The FSA has also accepted that it could damage Britain's competitive position if it were to go too far with restrictions that are not replicated by regulators in other territories. Watchdogs around the world are currently discussing possible reforms to bankers' pay in the wake of the financial crisis that has rocked global economies. But they have taken little action.

Banks in the UK will be required to "defer" as much as two-thirds of bonuses offered to management and "other important people", including proprietary traders who use banks' own money to place substantial bets on financial markets. Guaranteed bonuses have also been banned as part of eight new principles which have been added to the FSA's rule book.

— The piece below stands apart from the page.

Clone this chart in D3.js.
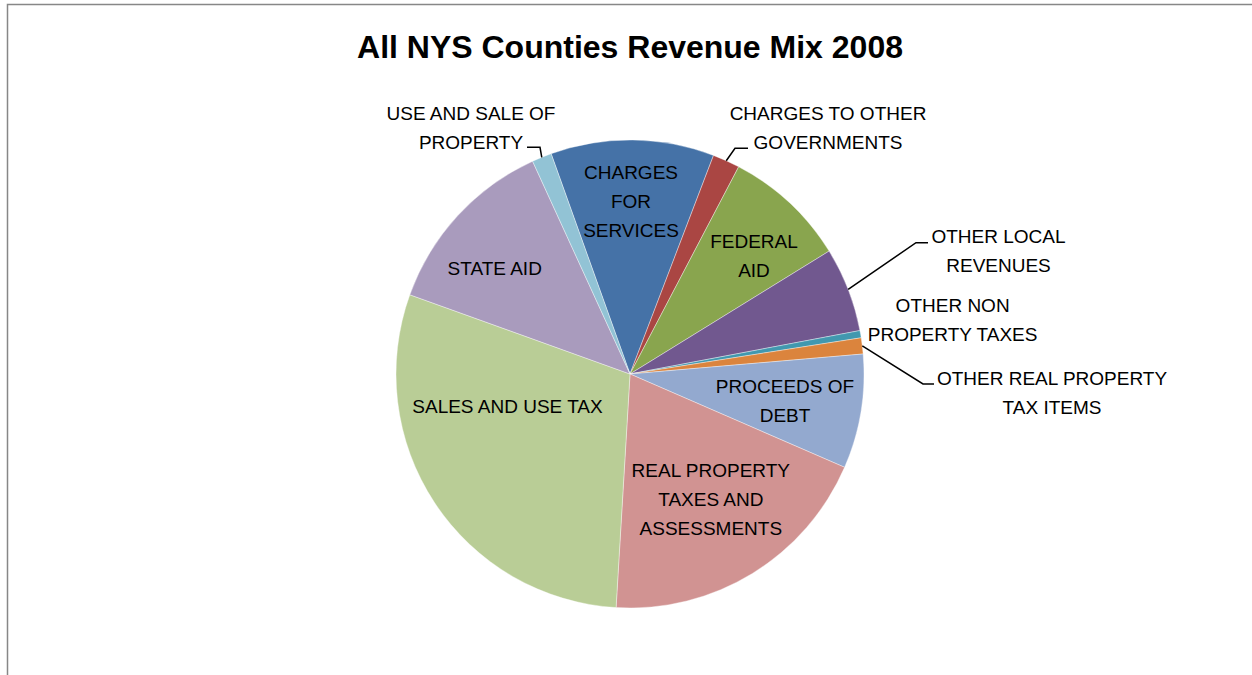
<!DOCTYPE html>
<html>
<head>
<meta charset="utf-8">
<script src="https://cdn.jsdelivr.net/npm/d3@7"></script>
<style>
  body { margin: 0; background: #fff; }
  text { font-family: "Liberation Sans", Arial, sans-serif; fill: #000; }
</style>
</head>
<body>
<script>
/* ---- data (shares of total revenue, %) ---- */
var categories = ["CHARGES FOR SERVICES", "CHARGES TO OTHER GOVERNMENTS", "FEDERAL AID",
  "OTHER LOCAL REVENUES", "OTHER NON PROPERTY TAXES", "OTHER REAL PROPERTY TAX ITEMS",
  "PROCEEDS OF DEBT", "REAL PROPERTY TAXES AND ASSESSMENTS", "SALES AND USE TAX",
  "STATE AID", "USE AND SALE OF PROPERTY"];
var shares = [11.28, 1.88, 8.51, 5.83, 0.50, 1.11, 7.89, 19.42, 29.55, 12.67, 1.36];
var labelLines = [["CHARGES", "FOR", "SERVICES"], ["CHARGES TO OTHER", "GOVERNMENTS"],
  ["FEDERAL", "AID"], ["OTHER LOCAL", "REVENUES"], ["OTHER NON", "PROPERTY TAXES"],
  ["OTHER REAL PROPERTY", "TAX ITEMS"], ["PROCEEDS OF", "DEBT"],
  ["REAL PROPERTY", "TAXES AND", "ASSESSMENTS"], ["SALES AND USE TAX"], ["STATE AID"],
  ["USE AND SALE OF", "PROPERTY"]];

var colors = ["#4572A7", "#AA4643", "#89A54E", "#71588F", "#4198AF", "#DB843D",
  "#93A9CF", "#D19392", "#B9CD96", "#A99BBD", "#92C3D5"];

/* label placement relative to pie centre: [dx, first baseline dy, leader elbow dx, elbow dy, leader end dx] */
var labelPos = [
  [1, -195], [198, -254.5, 105, -225.7, 118], [124, -125.7], [368.5, -131.3, 286, -131.3, 298],
  [322.6, -62.3], [422, 11, 293, 10, 304], [155, 19.3], [80.8, 102.7], [-122.5, 38.7],
  [-135.3, -99], [-159, -254.5, -90, -226.7, -103]
];

var W = 1252, H = 675;
var cx = 630, cy = 374, r = 234;
var lineH = 29;
var start = -19.7 * Math.PI / 180;

var svg = d3.select("body").append("svg")
  .attr("width", W)
  .attr("height", H);

// chart area border (left and top edges visible)
svg.append("rect")
  .attr("x", 7.5).attr("y", 4.5)
  .attr("width", W + 20).attr("height", H + 20)
  .attr("fill", "none")
  .attr("stroke", "#878787")
  .attr("stroke-width", 1.5);

svg.append("text")
  .attr("x", cx).attr("y", 58)
  .attr("text-anchor", "middle")
  .attr("font-size", 32)
  .attr("font-weight", "bold")
  .text("All NYS Counties Revenue Mix 2008");

var pie = d3.pie().sort(null).value(function(d) { return d; })
  .startAngle(start).endAngle(start + 2 * Math.PI);
var arcs = pie(shares);
var arc = d3.arc().innerRadius(0).outerRadius(r);

var g = svg.append("g").attr("transform", "translate(" + cx + "," + cy + ")");

g.selectAll("path.slice")
  .data(arcs)
  .enter()
  .append("path")
  .attr("class", "slice")
  .attr("d", arc)
  .attr("fill", function(d, i) { return colors[i]; })
  .attr("stroke", "rgba(255,255,255,0.5)")
  .attr("stroke-width", 0.75);

// leader lines for the outside labels
arcs.forEach(function(d, i) {
  var p = labelPos[i];
  if (p.length < 5) return;
  var mid = (d.startAngle + d.endAngle) / 2;
  var ex = r * Math.sin(mid), ey = -r * Math.cos(mid);
  g.append("path")
    .attr("d", "M" + ex + "," + ey + "L" + p[2] + "," + p[3] + "L" + p[4] + "," + p[3])
    .attr("fill", "none")
    .attr("stroke", "#000")
    .attr("stroke-width", 1.5);
});

var labels = g.selectAll("text.lbl")
  .data(arcs)
  .enter()
  .append("text")
  .attr("class", "lbl")
  .attr("text-anchor", "middle")
  .attr("font-size", 19)
  .attr("transform", function(d, i) {
    return "translate(" + labelPos[i][0] + "," + labelPos[i][1] + ")";
  });

labels.selectAll("tspan")
  .data(function(d, i) { return labelLines[i]; })
  .enter()
  .append("tspan")
  .attr("x", 0)
  .attr("y", function(d, j) { return j * lineH; })
  .text(function(d) { return d; });
</script>
</body>
</html>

The watchdog has told banks to come back to it by October with proposals on how they plan to implement the principles, which must come into effect by January. Companies that it believes have failed to comply could face substantial fines or the prospect of being forced to hold extra capital.

Reactions to the FSA's plans in the City were mixed. Peter Montagnon, the director of investment affairs at the Association of British Insurers, said: "The FSA has stuck to its principle of linking remuneration to risk, while making the Code less prescriptive and narrowing the scope of the organisations covered."

But Angela Knight, chief executive of the Association of British Bankers, said the UK could still lose business if foreign jurisdictions fail to follow its lead. "Our concerns are that other countries have talked about similar changes but have not made them. For this Code to succeed, our European partners and the G20 countries must also step up to the plate and do what the UK has done."